Пустые полки в магазинах. Кооперативные жулики на рынках. Начинающийся разлад на крупных предприятиях. Инфляция. Талоны уже даже в Москве. Повальное крушение социалистических режимов стран Восточной Европы. Бегство Прибалтики. Парад суверенитетов республик СССР сразу же после путча. На протяжении пяти-шести лет всё вокруг рушилось, а перспектив в рамках общепринятых концепций не виделось никаких. Всё, что бы ни предпринимали советские власти, неизменно ухудшало ситуацию для не предприимчивых, не умеющих бороться за жизнь, выросших в тепличных условиях простых послевоенных советских людей. Потом, зимой 1992 года, после начала гайдаровской реформы, им все же придется научиться бороться за жизнь и выгрызать себе место под солнцем. Но тогда, осенью 1991, глаза видели, что катастрофа уже произошла. И, глядя на все эти Беловежские соглашения и совершенно непонятную возню вокруг Союзного договора, завершившуюся отставкой Горбачева, простой советский человек думал так: Ну и ладно.
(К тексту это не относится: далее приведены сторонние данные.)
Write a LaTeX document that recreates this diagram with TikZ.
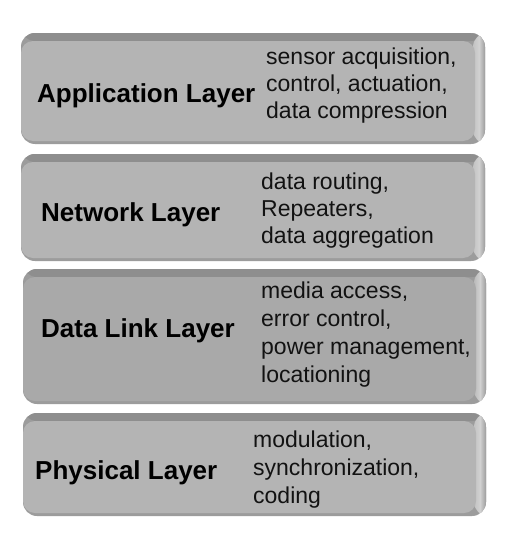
\documentclass[tikz,border=0pt]{standalone}
\usepackage{fontspec}
\setmainfont{Liberation Sans}
\definecolor{frame}{HTML}{9C9C9C}
\definecolor{topband}{HTML}{8E8E8E}
\definecolor{facelight}{HTML}{B4B4B4}
\definecolor{facedark}{HTML}{A9A9A9}
\begin{document}
\begin{tikzpicture}[x=1pt,y=-1pt,
  layerbox/.style={rectangle, rounded corners=14pt, fill=frame, draw=none, inner sep=0pt,
    path picture={
      \fill[topband] (path picture bounding box.north west) rectangle ([yshift=-8pt]path picture bounding box.north east);
      \shade[left color=#1!80!white, right color=frame, middle color=white!82!black]
        ([xshift=-12pt]path picture bounding box.north east) rectangle (path picture bounding box.south east);
      \fill[#1, rounded corners=12pt] ([yshift=-8pt]path picture bounding box.north west) rectangle ([xshift=-10pt,yshift=3pt]path picture bounding box.south east);
    }},
  layername/.style={anchor=base west, inner sep=0pt, font=\fontsize{26}{30}\selectfont\bfseries},
  layerdesc/.style={anchor=base west, inner sep=0pt, align=left, text=black!93, font=\fontsize{23}{27}\selectfont}
]
\useasboundingbox[fill=white] (0,0) rectangle (520,546);

\node[layerbox=facelight, minimum width=464pt, minimum height=111pt] (b1) at (253,88.5) {};
\node[layerbox=facelight, minimum width=464pt, minimum height=107pt] (b2) at (253,207.5) {};
\node[layerbox=facedark, minimum width=463pt, minimum height=135pt] (b3) at (254.5,336.5) {};
\node[layerbox=facelight, minimum width=463pt, minimum height=103pt] (b4) at (254.5,464.5) {};

\node[layername] (n1) at (37,102) {Application Layer};
\node[layername] (n2) at (41,221) {Network Layer};
\node[layername] (n3) at (41,337) {Data Link Layer};
\node[layername] (n4) at (35,479) {Physical Layer};

\node[layerdesc] (d1) at (266,118) {sensor acquisition,\\control, actuation,\\data compression};
\node[layerdesc] (d2) at (261,243) {data routing,\\Repeaters,\\data aggregation};
\node[layerdesc, font=\fontsize{23}{28}\selectfont] (d3) at (261,382) {media access,\\error control,\\power management,\\locationing};
\node[layerdesc, font=\fontsize{23}{28}\selectfont] (d4) at (253,503) {modulation,\\synchronization,\\coding};
\end{tikzpicture}
\end{document}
Однако, как ни крути, а опорные ориентиры нужны. Никто не знает, можно ли было сохранить СССР, но зато никто не запрещает думать, что можно. И проецировать на современную Россию ту самую картинку из «Книги о вкусной и здоровой пище», на которой изображены продукты, которые 90 процентов населения СССР никогда в жизни не видели вне пределов этой картинки.
Проецировать на нее лучшую в мире систему образования. Бесплатную медицину. Первое в мире место по производству пшеницы, картофеля и молока. Гражданское авиастроение. Миллионы тонн стали и чугуна. Гагарина и Днепрогэс. Атомный ледокол «Ленин» и первую в мире АЭС.
Особенно любят заниматься подобным проецированием люди, которые в силу возраста вообще не помнят СССР. Ну что же, в психотерапевтических целях это, быть может, и полезная практика. Но однажды в тех же самых психотерапевтических целях полезно спросить у своих родителей — а почему, все таки, они не вышли осенью 1991 года на улицы, чтобы защитить СССР?
25-летняя годовщина ГКЧП, кажется, вполне себе удачный момент, чтобы задать своим родителям этот вопрос.
А родителям — задать его самим себе.